▸ **WHAT THE EXERCISE ASKS**: Every line of the listing must be reproduced as it stands. Leave the images behind.

▸ **DATA SEGMENT**:
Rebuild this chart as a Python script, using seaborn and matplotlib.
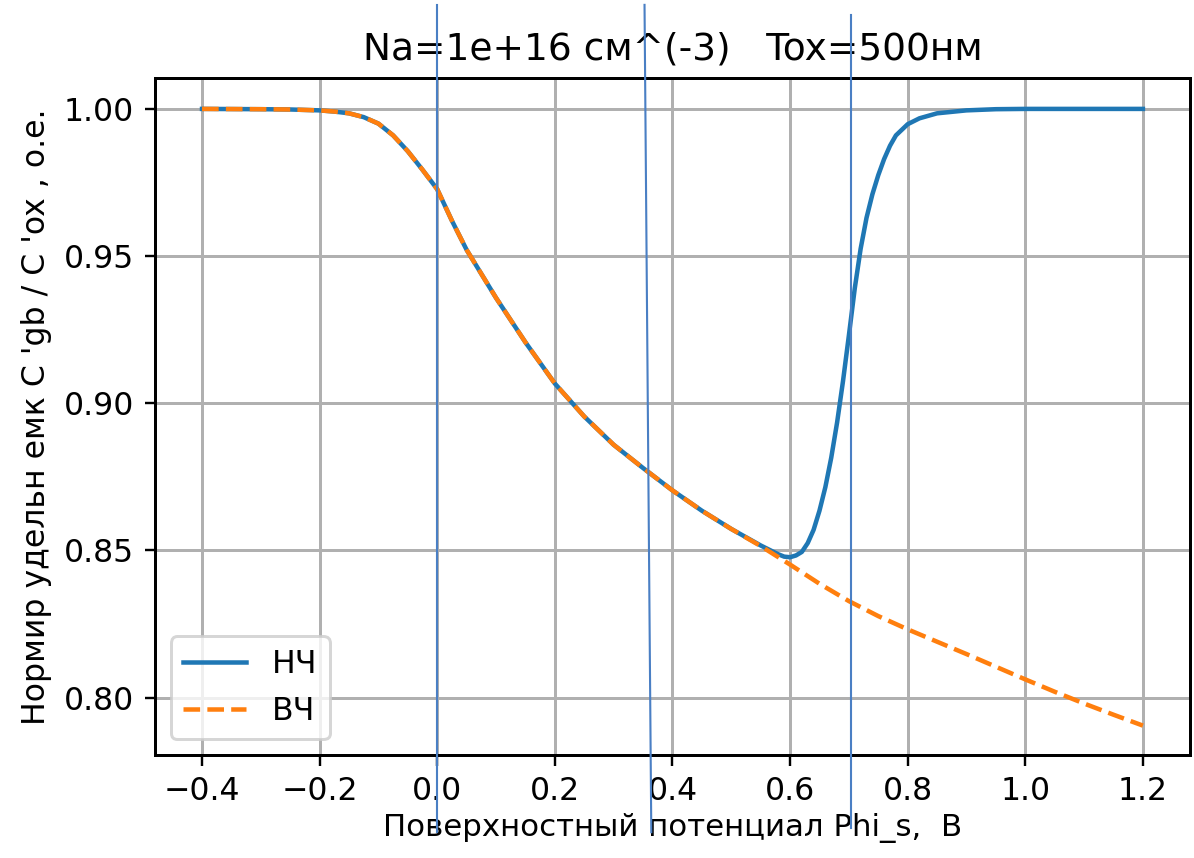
import numpy as np
import pandas as pd
import matplotlib
matplotlib.use("Agg")
import matplotlib.pyplot as plt
import matplotlib.transforms as mtransforms
import seaborn as sns

# HF curve (ВЧ)
hf_phi = [-0.4, -0.3, -0.25, -0.2, -0.175, -0.15, -0.125, -0.1, -0.075, -0.05,
          -0.025, 0.0, 0.025, 0.05, 0.1, 0.15, 0.2, 0.25, 0.3, 0.35, 0.4, 0.45,
          0.5, 0.55, 0.6, 0.65, 0.7, 0.75, 0.8, 0.85, 0.9, 0.95, 1.0, 1.05,
          1.1, 1.15, 1.2]
hf_c = [1.0, 0.9999, 0.9998, 0.9995, 0.9991, 0.9985, 0.9972, 0.9950, 0.9910,
        0.9856, 0.9793, 0.9727, 0.9620, 0.9521, 0.9358, 0.9207, 0.9067, 0.8955,
        0.8859, 0.8780, 0.8704, 0.8635, 0.8573, 0.8515, 0.8452, 0.8387, 0.8328,
        0.8277, 0.8232, 0.8190, 0.8148, 0.8105, 0.8062, 0.8020, 0.7980, 0.7942,
        0.7905]

# LF curve (НЧ): same as HF up to 0.55, then the inversion rise
lf_phi = [-0.4, -0.3, -0.25, -0.2, -0.175, -0.15, -0.125, -0.1, -0.075, -0.05,
          -0.025, 0.0, 0.025, 0.05, 0.1, 0.15, 0.2, 0.25, 0.3, 0.35, 0.4, 0.45,
          0.5, 0.55, 0.58, 0.59, 0.6, 0.61, 0.62, 0.63, 0.64, 0.65, 0.66, 0.67,
          0.68, 0.69, 0.7, 0.71, 0.72, 0.73, 0.74, 0.75, 0.76, 0.77, 0.78, 0.8,
          0.82, 0.85, 0.9, 0.95, 1.0, 1.1, 1.2]
lf_c = [1.0, 0.9999, 0.9998, 0.9995, 0.9991, 0.9985, 0.9972, 0.9950, 0.9910,
        0.9856, 0.9793, 0.9727, 0.9620, 0.9521, 0.9358, 0.9207, 0.9067, 0.8955,
        0.8859, 0.8780, 0.8704, 0.8635, 0.8573, 0.8517, 0.8487, 0.8479, 0.8477,
        0.8483, 0.8495, 0.8525, 0.8570, 0.8635, 0.8715, 0.8815, 0.8935, 0.9075,
        0.9230, 0.9390, 0.9525, 0.9630, 0.9710, 0.9775, 0.9830, 0.9875, 0.9910,
        0.9948, 0.9968, 0.9985, 0.9995, 0.9999, 1.0, 1.0, 1.0]

# thin marker lines drawn over the figure (x at top / bottom)
mark_x_top = [0.0, 0.3525, 0.704]
mark_x_bottom = [0.0, 0.364, 0.704]
mark_y_top = [1.108, 1.108, 1.093]
mark_y_bottom = [-0.114, -0.114, -0.108]

hf = pd.DataFrame({'phi': hf_phi, 'c': hf_c})
lf = pd.DataFrame({'phi': lf_phi, 'c': lf_c})

plt.rcParams['font.family'] = ['DejaVu Sans']
fig = plt.figure(figsize=(1194 / 216, 858 / 216), dpi=216)
ax = fig.add_axes([0.1298, 0.12, 0.8668, 0.7891])

sns.lineplot(data=lf, x='phi', y='c', ax=ax, color='#1f77b4', lw=1.5,
             label='НЧ', sort=False)
sns.lineplot(data=hf, x='phi', y='c', ax=ax, color='#ff7f0e', lw=1.5,
             linestyle='--', label='ВЧ', sort=False)

ax.grid(True, color='#b0b0b0', lw=1.0)
ax.set_axisbelow(True)
for s in ax.spines.values():
    s.set_color('black')
    s.set_linewidth(1.0)

ax.set_xlim(-0.48, 1.28)
ax.set_ylim(0.7805, 1.0105)
ax.set_yticks([0.80, 0.85, 0.90, 0.95, 1.00])
ax.set_xticks([-0.4, -0.2, 0.0, 0.2, 0.4, 0.6, 0.8, 1.0, 1.2])
ax.tick_params(labelsize=10.5)

ax.set_title('Na=1e+16 см^(-3)   Tox=500нм', fontsize=12.5)
ax.set_xlabel('Поверхностный потенциал Phi_s,  В', fontsize=10.3, labelpad=2)
ax.set_ylabel("Нормир удельн емк C 'gb / C 'ox , о.е.", fontsize=10.5)
ax.legend(loc='lower left', fontsize=10.5)

trans = mtransforms.blended_transform_factory(ax.transData, ax.transAxes)
for xt, xb, yt, yb in zip(mark_x_top, mark_x_bottom, mark_y_top, mark_y_bottom):
    ax.plot([xt, xb], [yt, yb], transform=trans, color='#4a7fc4', lw=0.7,
            clip_on=False, zorder=5)

fig.savefig('out.png', dpi=216)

▸ **WORKED SOLUTION**:
Rebuild this chart as a Python script, using seaborn and matplotlib.
import numpy as np
import pandas as pd
import matplotlib
matplotlib.use("Agg")
import matplotlib.pyplot as plt
import matplotlib.transforms as mtransforms
import seaborn as sns

# HF curve (ВЧ)
hf_phi = [-0.4, -0.3, -0.25, -0.2, -0.175, -0.15, -0.125, -0.1, -0.075, -0.05,
          -0.025, 0.0, 0.025, 0.05, 0.1, 0.15, 0.2, 0.25, 0.3, 0.35, 0.4, 0.45,
          0.5, 0.55, 0.6, 0.65, 0.7, 0.75, 0.8, 0.85, 0.9, 0.95, 1.0, 1.05,
          1.1, 1.15, 1.2]
hf_c = [1.0, 0.9999, 0.9998, 0.9995, 0.9991, 0.9985, 0.9972, 0.9950, 0.9910,
        0.9856, 0.9793, 0.9727, 0.9620, 0.9521, 0.9358, 0.9207, 0.9067, 0.8955,
        0.8859, 0.8780, 0.8704, 0.8635, 0.8573, 0.8515, 0.8452, 0.8387, 0.8328,
        0.8277, 0.8232, 0.8190, 0.8148, 0.8105, 0.8062, 0.8020, 0.7980, 0.7942,
        0.7905]

# LF curve (НЧ): same as HF up to 0.55, then the inversion rise
lf_phi = [-0.4, -0.3, -0.25, -0.2, -0.175, -0.15, -0.125, -0.1, -0.075, -0.05,
          -0.025, 0.0, 0.025, 0.05, 0.1, 0.15, 0.2, 0.25, 0.3, 0.35, 0.4, 0.45,
          0.5, 0.55, 0.58, 0.59, 0.6, 0.61, 0.62, 0.63, 0.64, 0.65, 0.66, 0.67,
          0.68, 0.69, 0.7, 0.71, 0.72, 0.73, 0.74, 0.75, 0.76, 0.77, 0.78, 0.8,
          0.82, 0.85, 0.9, 0.95, 1.0, 1.1, 1.2]
lf_c = [1.0, 0.9999, 0.9998, 0.9995, 0.9991, 0.9985, 0.9972, 0.9950, 0.9910,
        0.9856, 0.9793, 0.9727, 0.9620, 0.9521, 0.9358, 0.9207, 0.9067, 0.8955,
        0.8859, 0.8780, 0.8704, 0.8635, 0.8573, 0.8517, 0.8487, 0.8479, 0.8477,
        0.8483, 0.8495, 0.8525, 0.8570, 0.8635, 0.8715, 0.8815, 0.8935, 0.9075,
        0.9230, 0.9390, 0.9525, 0.9630, 0.9710, 0.9775, 0.9830, 0.9875, 0.9910,
        0.9948, 0.9968, 0.9985, 0.9995, 0.9999, 1.0, 1.0, 1.0]

# thin marker lines drawn over the figure (x at top / bottom)
mark_x_top = [0.0, 0.3525, 0.704]
mark_x_bottom = [0.0, 0.364, 0.704]
mark_y_top = [1.108, 1.108, 1.093]
mark_y_bottom = [-0.114, -0.114, -0.108]

hf = pd.DataFrame({'phi': hf_phi, 'c': hf_c})
lf = pd.DataFrame({'phi': lf_phi, 'c': lf_c})

plt.rcParams['font.family'] = ['DejaVu Sans']
fig = plt.figure(figsize=(1194 / 216, 858 / 216), dpi=216)
ax = fig.add_axes([0.1298, 0.12, 0.8668, 0.7891])

sns.lineplot(data=lf, x='phi', y='c', ax=ax, color='#1f77b4', lw=1.5,
             label='НЧ', sort=False)
sns.lineplot(data=hf, x='phi', y='c', ax=ax, color='#ff7f0e', lw=1.5,
             linestyle='--', label='ВЧ', sort=False)

ax.grid(True, color='#b0b0b0', lw=1.0)
ax.set_axisbelow(True)
for s in ax.spines.values():
    s.set_color('black')
    s.set_linewidth(1.0)

ax.set_xlim(-0.48, 1.28)
ax.set_ylim(0.7805, 1.0105)
ax.set_yticks([0.80, 0.85, 0.90, 0.95, 1.00])
ax.set_xticks([-0.4, -0.2, 0.0, 0.2, 0.4, 0.6, 0.8, 1.0, 1.2])
ax.tick_params(labelsize=10.5)

ax.set_title('Na=1e+16 см^(-3)   Tox=500нм', fontsize=12.5)
ax.set_xlabel('Поверхностный потенциал Phi_s,  В', fontsize=10.3, labelpad=2)
ax.set_ylabel("Нормир удельн емк C 'gb / C 'ox , о.е.", fontsize=10.5)
ax.legend(loc='lower left', fontsize=10.5)

trans = mtransforms.blended_transform_factory(ax.transData, ax.transAxes)
for xt, xb, yt, yb in zip(mark_x_top, mark_x_bottom, mark_y_top, mark_y_bottom):
    ax.plot([xt, xb], [yt, yb], transform=trans, color='#4a7fc4', lw=0.7,
            clip_on=False, zorder=5)

fig.savefig('out.png', dpi=216)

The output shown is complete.